## DATA EXCERPT
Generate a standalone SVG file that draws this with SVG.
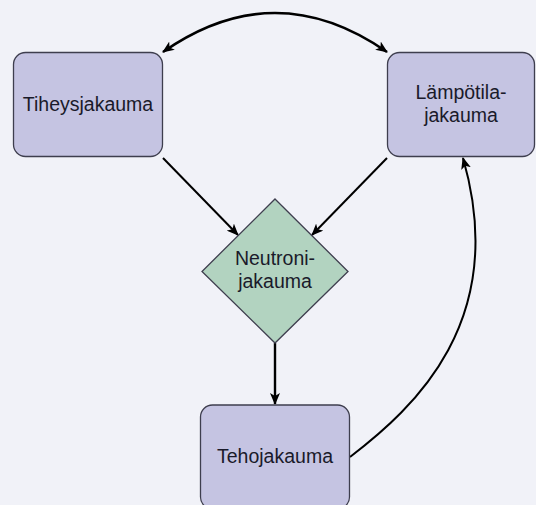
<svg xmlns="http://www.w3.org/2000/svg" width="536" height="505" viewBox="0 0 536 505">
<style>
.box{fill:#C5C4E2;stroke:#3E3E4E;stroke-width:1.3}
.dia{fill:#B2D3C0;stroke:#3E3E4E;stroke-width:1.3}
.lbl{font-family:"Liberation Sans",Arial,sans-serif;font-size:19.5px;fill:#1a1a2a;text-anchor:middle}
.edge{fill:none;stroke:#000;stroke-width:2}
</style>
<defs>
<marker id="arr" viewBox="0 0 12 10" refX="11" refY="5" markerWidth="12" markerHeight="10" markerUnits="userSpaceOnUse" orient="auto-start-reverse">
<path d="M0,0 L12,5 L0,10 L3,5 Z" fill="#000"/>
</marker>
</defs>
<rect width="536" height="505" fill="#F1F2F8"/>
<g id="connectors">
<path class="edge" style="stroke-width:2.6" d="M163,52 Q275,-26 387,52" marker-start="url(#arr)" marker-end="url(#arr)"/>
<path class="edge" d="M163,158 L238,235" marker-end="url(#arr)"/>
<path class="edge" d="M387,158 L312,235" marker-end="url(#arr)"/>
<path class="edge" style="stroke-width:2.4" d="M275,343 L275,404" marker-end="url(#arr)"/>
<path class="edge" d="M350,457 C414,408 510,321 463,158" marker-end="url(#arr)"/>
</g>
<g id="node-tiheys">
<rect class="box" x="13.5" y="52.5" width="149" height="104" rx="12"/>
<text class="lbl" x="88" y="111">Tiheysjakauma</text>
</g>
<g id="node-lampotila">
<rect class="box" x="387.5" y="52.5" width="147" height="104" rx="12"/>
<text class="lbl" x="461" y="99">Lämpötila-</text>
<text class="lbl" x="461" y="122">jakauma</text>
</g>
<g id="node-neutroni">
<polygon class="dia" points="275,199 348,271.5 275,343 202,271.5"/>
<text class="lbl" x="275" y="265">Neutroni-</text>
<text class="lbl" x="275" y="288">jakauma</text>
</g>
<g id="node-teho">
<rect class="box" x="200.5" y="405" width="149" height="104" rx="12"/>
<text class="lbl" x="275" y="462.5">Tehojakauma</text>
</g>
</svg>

## SHORT EXERCISE
Reproduce the material in full, word for word, and omit the pictures.

## OUTPUT OF THE EXERCISE
Generate a standalone SVG file that draws this with SVG.
<svg xmlns="http://www.w3.org/2000/svg" width="536" height="505" viewBox="0 0 536 505">
<style>
.box{fill:#C5C4E2;stroke:#3E3E4E;stroke-width:1.3}
.dia{fill:#B2D3C0;stroke:#3E3E4E;stroke-width:1.3}
.lbl{font-family:"Liberation Sans",Arial,sans-serif;font-size:19.5px;fill:#1a1a2a;text-anchor:middle}
.edge{fill:none;stroke:#000;stroke-width:2}
</style>
<defs>
<marker id="arr" viewBox="0 0 12 10" refX="11" refY="5" markerWidth="12" markerHeight="10" markerUnits="userSpaceOnUse" orient="auto-start-reverse">
<path d="M0,0 L12,5 L0,10 L3,5 Z" fill="#000"/>
</marker>
</defs>
<rect width="536" height="505" fill="#F1F2F8"/>
<g id="connectors">
<path class="edge" style="stroke-width:2.6" d="M163,52 Q275,-26 387,52" marker-start="url(#arr)" marker-end="url(#arr)"/>
<path class="edge" d="M163,158 L238,235" marker-end="url(#arr)"/>
<path class="edge" d="M387,158 L312,235" marker-end="url(#arr)"/>
<path class="edge" style="stroke-width:2.4" d="M275,343 L275,404" marker-end="url(#arr)"/>
<path class="edge" d="M350,457 C414,408 510,321 463,158" marker-end="url(#arr)"/>
</g>
<g id="node-tiheys">
<rect class="box" x="13.5" y="52.5" width="149" height="104" rx="12"/>
<text class="lbl" x="88" y="111">Tiheysjakauma</text>
</g>
<g id="node-lampotila">
<rect class="box" x="387.5" y="52.5" width="147" height="104" rx="12"/>
<text class="lbl" x="461" y="99">Lämpötila-</text>
<text class="lbl" x="461" y="122">jakauma</text>
</g>
<g id="node-neutroni">
<polygon class="dia" points="275,199 348,271.5 275,343 202,271.5"/>
<text class="lbl" x="275" y="265">Neutroni-</text>
<text class="lbl" x="275" y="288">jakauma</text>
</g>
<g id="node-teho">
<rect class="box" x="200.5" y="405" width="149" height="104" rx="12"/>
<text class="lbl" x="275" y="462.5">Tehojakauma</text>
</g>
</svg>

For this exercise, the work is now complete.